Monday, March 23, 2009

More on ACTA and laptop searches

Michael Geist responds to my last post by quoting from an EU submission to the ACTA talks: "Where a traveller's personal baggage contains goods of a non-commercial nature within the limits of the duty-free allowance and there are no material indications to suggest the goods are part of commercial traffic, each Party may consider to leave such goods, or part of such goods outside the scope of this section."

I read this as allowing parties to decide not to apply the terms of ACTA to personal baggage. Such an exemption seems fine from a national security point of view, since the Parties remain free to conduct electronic searches in accordance with their existing policy. They are also free to change that policy if they wish.

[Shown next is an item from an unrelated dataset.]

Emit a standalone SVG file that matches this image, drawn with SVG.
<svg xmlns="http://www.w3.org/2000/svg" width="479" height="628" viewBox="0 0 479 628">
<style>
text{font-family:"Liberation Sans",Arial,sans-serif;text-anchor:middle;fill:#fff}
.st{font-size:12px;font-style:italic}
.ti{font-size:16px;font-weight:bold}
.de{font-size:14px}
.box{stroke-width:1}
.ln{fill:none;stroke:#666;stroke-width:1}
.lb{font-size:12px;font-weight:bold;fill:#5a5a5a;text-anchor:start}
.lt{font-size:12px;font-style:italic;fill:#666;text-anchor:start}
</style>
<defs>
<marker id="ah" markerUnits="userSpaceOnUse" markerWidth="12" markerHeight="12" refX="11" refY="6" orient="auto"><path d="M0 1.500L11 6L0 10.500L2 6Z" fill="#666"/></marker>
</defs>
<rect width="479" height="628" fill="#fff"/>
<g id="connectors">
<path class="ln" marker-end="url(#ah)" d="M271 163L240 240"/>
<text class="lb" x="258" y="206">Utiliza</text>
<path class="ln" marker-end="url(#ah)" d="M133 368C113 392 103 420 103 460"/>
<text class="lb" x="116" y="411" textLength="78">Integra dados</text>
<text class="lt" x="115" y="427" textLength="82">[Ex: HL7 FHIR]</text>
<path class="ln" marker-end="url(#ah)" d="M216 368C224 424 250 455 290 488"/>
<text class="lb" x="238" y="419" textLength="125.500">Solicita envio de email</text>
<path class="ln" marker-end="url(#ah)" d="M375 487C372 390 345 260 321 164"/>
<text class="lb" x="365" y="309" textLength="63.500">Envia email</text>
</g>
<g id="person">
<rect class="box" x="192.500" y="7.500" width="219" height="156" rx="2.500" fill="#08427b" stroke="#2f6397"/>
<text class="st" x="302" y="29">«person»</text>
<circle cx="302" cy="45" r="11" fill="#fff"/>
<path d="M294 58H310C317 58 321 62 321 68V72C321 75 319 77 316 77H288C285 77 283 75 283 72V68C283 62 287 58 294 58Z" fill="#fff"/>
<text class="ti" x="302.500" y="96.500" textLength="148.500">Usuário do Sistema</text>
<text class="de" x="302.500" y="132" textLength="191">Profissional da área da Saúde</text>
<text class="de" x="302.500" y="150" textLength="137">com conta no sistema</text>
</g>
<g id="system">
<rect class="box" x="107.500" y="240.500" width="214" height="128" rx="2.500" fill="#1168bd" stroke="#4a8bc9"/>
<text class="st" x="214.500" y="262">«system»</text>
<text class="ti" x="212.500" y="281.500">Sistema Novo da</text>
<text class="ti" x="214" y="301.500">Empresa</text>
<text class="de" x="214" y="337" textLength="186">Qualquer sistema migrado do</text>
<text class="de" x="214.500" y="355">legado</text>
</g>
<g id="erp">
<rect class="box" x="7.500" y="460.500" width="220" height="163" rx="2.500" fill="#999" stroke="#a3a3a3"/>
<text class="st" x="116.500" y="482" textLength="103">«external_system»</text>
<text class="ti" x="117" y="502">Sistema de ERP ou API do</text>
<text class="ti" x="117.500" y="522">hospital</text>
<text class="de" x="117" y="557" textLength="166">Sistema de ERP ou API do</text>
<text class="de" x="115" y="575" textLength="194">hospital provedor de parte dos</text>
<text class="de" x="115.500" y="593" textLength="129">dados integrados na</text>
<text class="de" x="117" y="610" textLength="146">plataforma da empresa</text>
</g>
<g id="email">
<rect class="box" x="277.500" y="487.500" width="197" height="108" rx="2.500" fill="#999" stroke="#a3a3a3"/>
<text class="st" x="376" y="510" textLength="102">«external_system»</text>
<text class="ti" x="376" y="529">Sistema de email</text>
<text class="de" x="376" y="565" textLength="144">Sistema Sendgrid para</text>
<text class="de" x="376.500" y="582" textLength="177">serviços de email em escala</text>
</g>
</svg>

That's what ACTA should do. In fact, if the US negotiators are smart, they'll adopt something like the EU proposal just to make sure that people can't campaign against ACTA by suggesting it will mean a dragnet for downloaded music at the border.

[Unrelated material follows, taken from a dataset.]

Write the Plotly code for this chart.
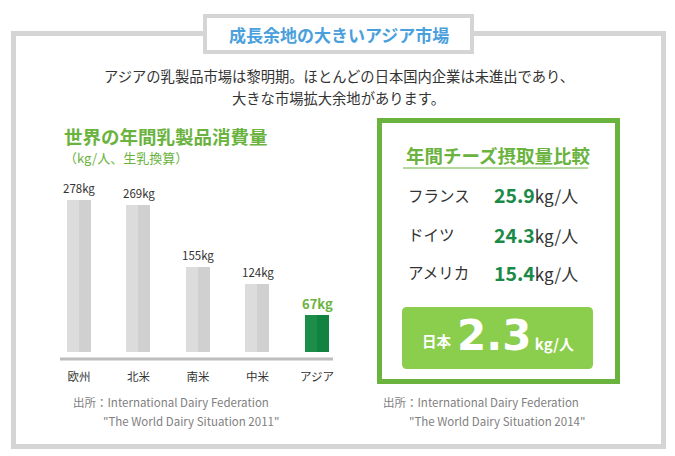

And full props to Michael, who is not only well informed, he's got the texts to prove it. So why is EFF filing a FOIA claim with the US government to get ACTA docs? They can just ask Michael for them.

1 comment:

the-pathogen said...

I have 6 hard drives, hooked up to one computer with ~1.50 terabytes of data, and anywhere between 500,000 - 750,000 individual files.

That's on one computer. I have 3.

Do you believe I am to be accountable for each of these files? Especially considering that, as the nature of hard-drives, I can not permanently remove data that I discover to be "illegal".

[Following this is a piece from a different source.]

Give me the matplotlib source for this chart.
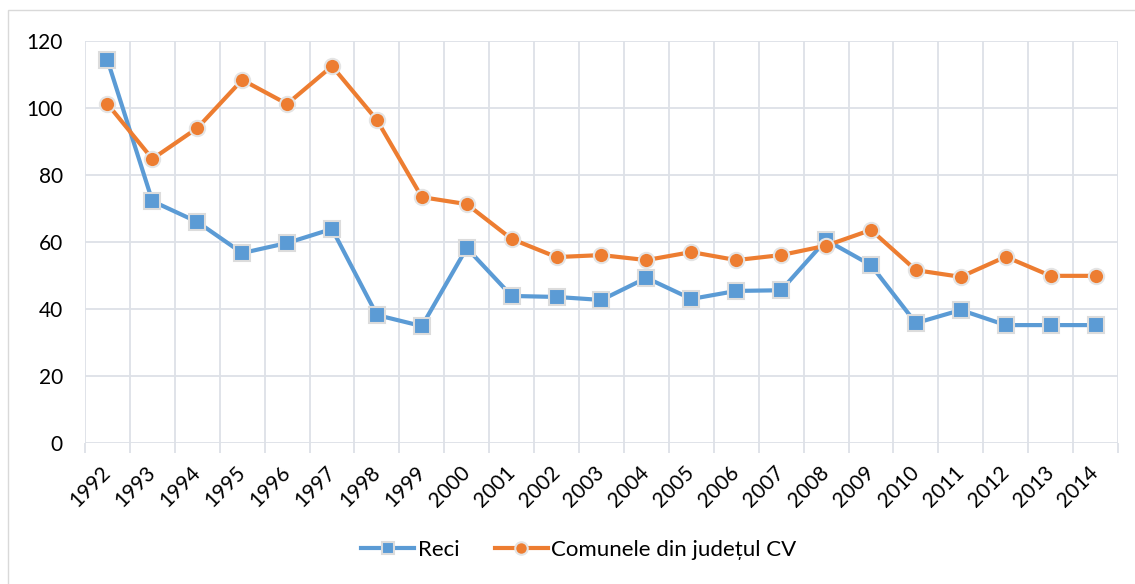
import matplotlib.pyplot as plt
from matplotlib.patches import Rectangle
from matplotlib.lines import Line2D

plt.rcParams['font.family'] = ['Lato', 'DejaVu Sans']

years = [str(y) for y in range(1992, 2015)]
reci = [114.3, 72.2, 66.0, 56.7, 59.7, 63.9, 38.2, 34.9, 58.2, 43.9, 43.6, 42.7,
        49.3, 43.0, 45.4, 45.6, 60.6, 53.1, 35.8, 39.7, 35.2, 35.2, 35.2]
comunele = [101.2, 84.8, 94.0, 108.4, 101.2, 112.5, 96.4, 73.4, 71.3, 60.9, 55.5, 56.1,
            54.6, 57.0, 54.6, 56.1, 58.9, 63.6, 51.6, 49.6, 55.6, 49.9, 49.9]

blue = '#5B9BD5'
orange = '#ED7D31'
grid = '#DDE1E7'

fig = plt.figure(figsize=(11.35, 5.84), dpi=100)
fig.patches.append(Rectangle((8/1135, -0.05), 1.2, 1 - 10/584 + 0.05,
                             transform=fig.transFigure, fill=False,
                             edgecolor='#D9D9D9', linewidth=1))
ax = fig.add_axes([0.0749, 0.2414, 0.9101, 0.6884])

n = len(years)
x = [i + 0.5 for i in range(n)]

ax.plot(x, reci, color=blue, lw=3, marker='s', ms=11, mfc=blue,
        mec='#DCDCDC', mew=1.5, label='Reci', zorder=3)
ax.plot(x, comunele, color=orange, lw=3, marker='o', ms=11, mfc=orange,
        mec='#E4E4E4', mew=1.5, label='Comunele din județul CV', zorder=3)

ax.set_xlim(0, n)
ax.set_ylim(0, 120)
ax.set_yticks(range(0, 121, 20))
ax.set_xticks(range(n + 1))
ax.set_xticklabels([])
ax.set_xticks(x, minor=True)
ax.set_xticklabels(years, minor=True, rotation=45, ha='right', va='center',
                   rotation_mode='anchor', fontsize=15)
ax.tick_params(axis='x', which='major', length=7, color=grid, width=1.3)
ax.tick_params(axis='x', which='minor', length=0, pad=19)
ax.tick_params(axis='y', length=0, pad=16, labelsize=15)
ax.grid(True, which='major', color=grid, lw=1.3)
for s in ax.spines.values():
    s.set_visible(False)
ax.set_axisbelow(True)

handles = [Line2D([], [], color=blue, lw=3, marker='s', ms=9, mfc=blue, mec='#DCDCDC', mew=1.5),
           Line2D([], [], color=orange, lw=3, marker='o', ms=9, mfc=orange, mec='#E4E4E4', mew=1.5)]
fig.legend(handles, ['Reci', 'Comunele din județul CV'], loc='center',
           bbox_to_anchor=(0.51, 1 - 550/584), ncol=2, frameon=False,
           fontsize=16, handlelength=2.4, handletextpad=0.15, columnspacing=1.6)

fig.savefig('out.png', dpi=100)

The most difficult part of preforming computer searches - as the only software that I know of only searches "headers" - it would be very easy for someone to bypass those searches with available software currently on the net. If someone was so inclined, it would be easy to not only physically hide the object containing the data, but also avoid the scans if the data is found.

I would recommend reading Orin Kerr's "Searches and Seizures in a Digital World".